TS: Of course. My projection is (like I said) a demonstration that the EIA one must be wrong, not a coherent model itself. Doing it properly, you would start with a projection of total demand and estimate the mix within it, using elasticities of substitution as the relative prices of fossil and renewable sources continue to change. Another thing wrong with the EIA scenario is that it assumes away peak oil: oil can’t grow if it isn’t there, so the price must rise by Econ 101.
In fact the substitution may not be a continuous curve: there’s probably a tipping-point price at which everybody puts a solar panel on their roof, Republican politicians learn to love fat-cat solar entrepreneurs, and Brett starts worrying about albedo changes ruining the climate.
James, the amount of land covered by artificial structures actually is large enough for our choices as to it’s albedo to have climate implications on a par with CO2. That’s why I’ve previously asked why we don’t regulate roofing colors as an easy (partial) fix for global warming.
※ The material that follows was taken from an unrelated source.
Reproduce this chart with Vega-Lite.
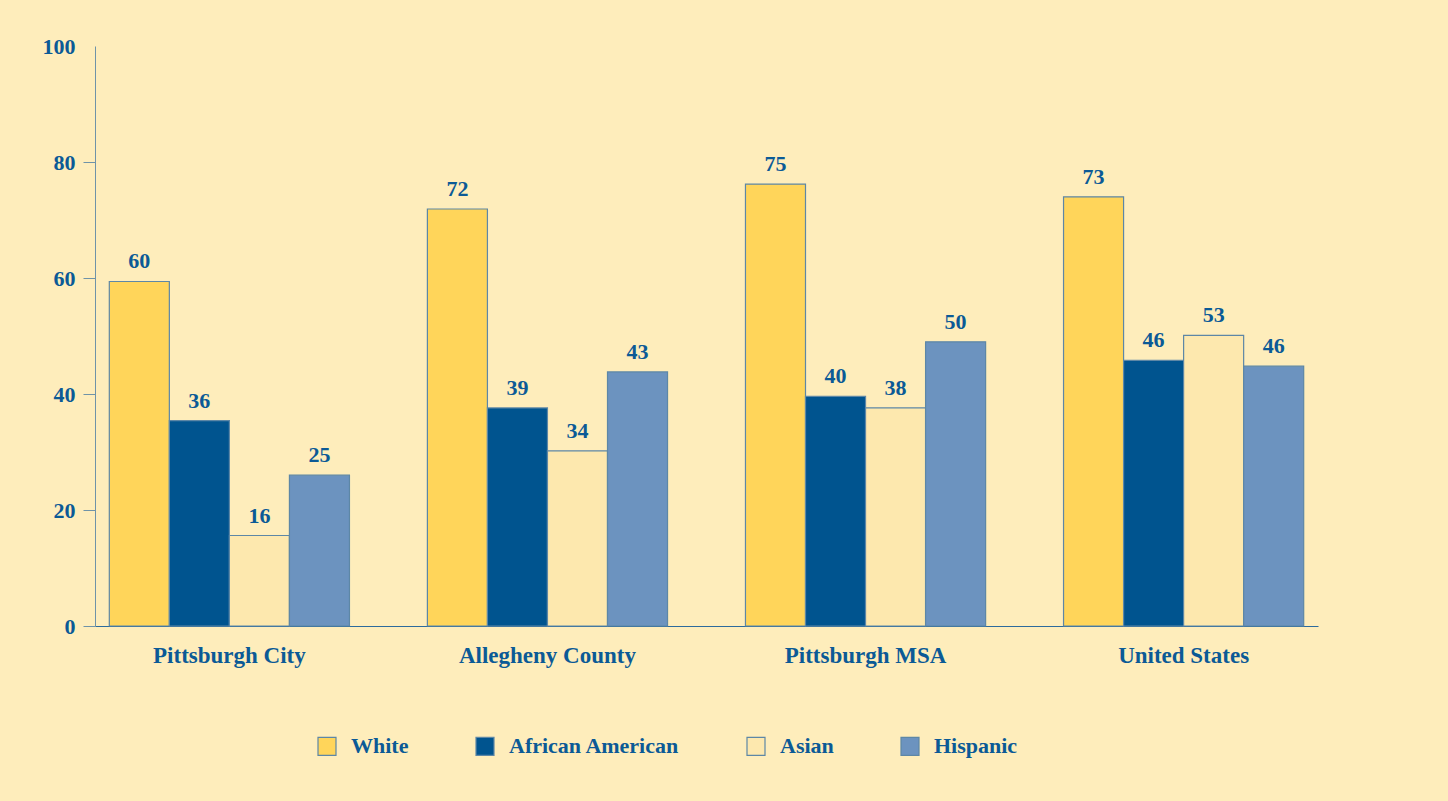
{
  "$schema": "https://vega.github.io/schema/vega-lite/v6.json",
  "width": 1223,
  "height": 580,
  "autosize": {"type": "none"},
  "padding": {"left": 95, "top": 46, "right": 130, "bottom": 175},
  "background": "#FEEDBB",
  "config": {"view": {"stroke": null}, "font": "Liberation Serif"},
  "data": {
    "values": [
      {"region": "Pittsburgh City", "group": "White", "value": 59.4, "label": "60"},
      {"region": "Pittsburgh City", "group": "African American", "value": 35.4, "label": "36"},
      {"region": "Pittsburgh City", "group": "Asian", "value": 15.6, "label": "16"},
      {"region": "Pittsburgh City", "group": "Hispanic", "value": 26.0, "label": "25"},
      {"region": "Allegheny County", "group": "White", "value": 71.9, "label": "72"},
      {"region": "Allegheny County", "group": "African American", "value": 37.6, "label": "39"},
      {"region": "Allegheny County", "group": "Asian", "value": 30.2, "label": "34"},
      {"region": "Allegheny County", "group": "Hispanic", "value": 43.8, "label": "43"},
      {"region": "Pittsburgh MSA", "group": "White", "value": 76.2, "label": "75"},
      {"region": "Pittsburgh MSA", "group": "African American", "value": 39.6, "label": "40"},
      {"region": "Pittsburgh MSA", "group": "Asian", "value": 37.6, "label": "38"},
      {"region": "Pittsburgh MSA", "group": "Hispanic", "value": 49.0, "label": "50"},
      {"region": "United States", "group": "White", "value": 74.0, "label": "73"},
      {"region": "United States", "group": "African American", "value": 45.8, "label": "46"},
      {"region": "United States", "group": "Asian", "value": 50.1, "label": "53"},
      {"region": "United States", "group": "Hispanic", "value": 44.8, "label": "46"}
    ]
  },
  "encoding": {
    "x": {
      "field": "region",
      "type": "nominal",
      "sort": ["Pittsburgh City", "Allegheny County", "Pittsburgh MSA", "United States"],
      "scale": {"paddingInner": 0.245, "paddingOuter": 0.045},
      "axis": {
        "title": null,
        "labelAngle": 0,
        "ticks": false,
        "domainColor": "#2d6b9c",
        "domainWidth": 1,
        "labelPadding": 18,
        "labelFontSize": 23,
        "labelFontWeight": "bold",
        "labelColor": "#0B5A96",
        "labelLimit": 0
      }
    },
    "xOffset": {
      "field": "group",
      "type": "nominal",
      "sort": ["White", "African American", "Asian", "Hispanic"],
      "scale": {"paddingInner": 0, "paddingOuter": 0}
    },
    "y": {
      "field": "value",
      "type": "quantitative",
      "scale": {"domain": [0, 100], "nice": false},
      "axis": {
        "title": null,
        "values": [0, 20, 40, 60, 80, 100],
        "grid": false,
        "tickSize": 12,
        "tickColor": "#6f93a8",
        "tickOpacity": {"condition": {"test": "datum.value == 100", "value": 0}, "value": 1},
        "domainColor": "#6f93a8",
        "labelPadding": 8,
        "labelFontSize": 22,
        "labelFontWeight": "bold",
        "labelColor": "#0B5A96"
      }
    }
  },
  "layer": [
    {
      "mark": {"type": "bar", "stroke": "#5d87a6", "strokeWidth": 1.2},
      "encoding": {
        "color": {
          "field": "group",
          "type": "nominal",
          "scale": {
            "domain": ["White", "African American", "Asian", "Hispanic"],
            "range": ["#FFD55A", "#00548F", "#FDE8AE", "#6C93BF"]
          },
          "legend": {
            "title": null,
            "orient": "none",
            "legendX": 221,
            "legendY": 689,
            "direction": "horizontal",
            "symbolType": "square",
            "symbolSize": 324,
            "symbolStrokeColor": "#5d87a6",
            "symbolStrokeWidth": 1.2,
            "symbolOpacity": 1,
            "labelFontSize": 22,
            "labelFontWeight": "bold",
            "labelColor": "#0B5A96",
            "labelOffset": 13,
            "labelLimit": 0,
            "columnPadding": 64
          }
        }
      }
    },
    {
      "mark": {"type": "text", "dy": -13, "baseline": "alphabetic", "fontSize": 22, "fontWeight": "bold", "color": "#0B5A96"},
      "encoding": {"text": {"field": "label"}}
    }
  ]
}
Grind chalk into our black-top.
At some point you’ve got to ask why people are bypassing the low hanging fruit in favor of chopping down the tree to reach something at it’s top.
Oh, and any comments on Maynard’s proposal for a half billion population, as a solution to “sustainability”? It really does have massive problems, and yet you get environmentalists talking about things like that all the time.
“Glibertarian or Theocrat – pick your poison.”
DO NOT FEED THE TROLL.
Hmm. The energy-extraction arguments would seem to suggest that, properly sited (!) wind turbines could moderate a significant part of the extreme-weather effects of global warming. At $5-20B per extreme event, that might be a good investment if you could monetize it.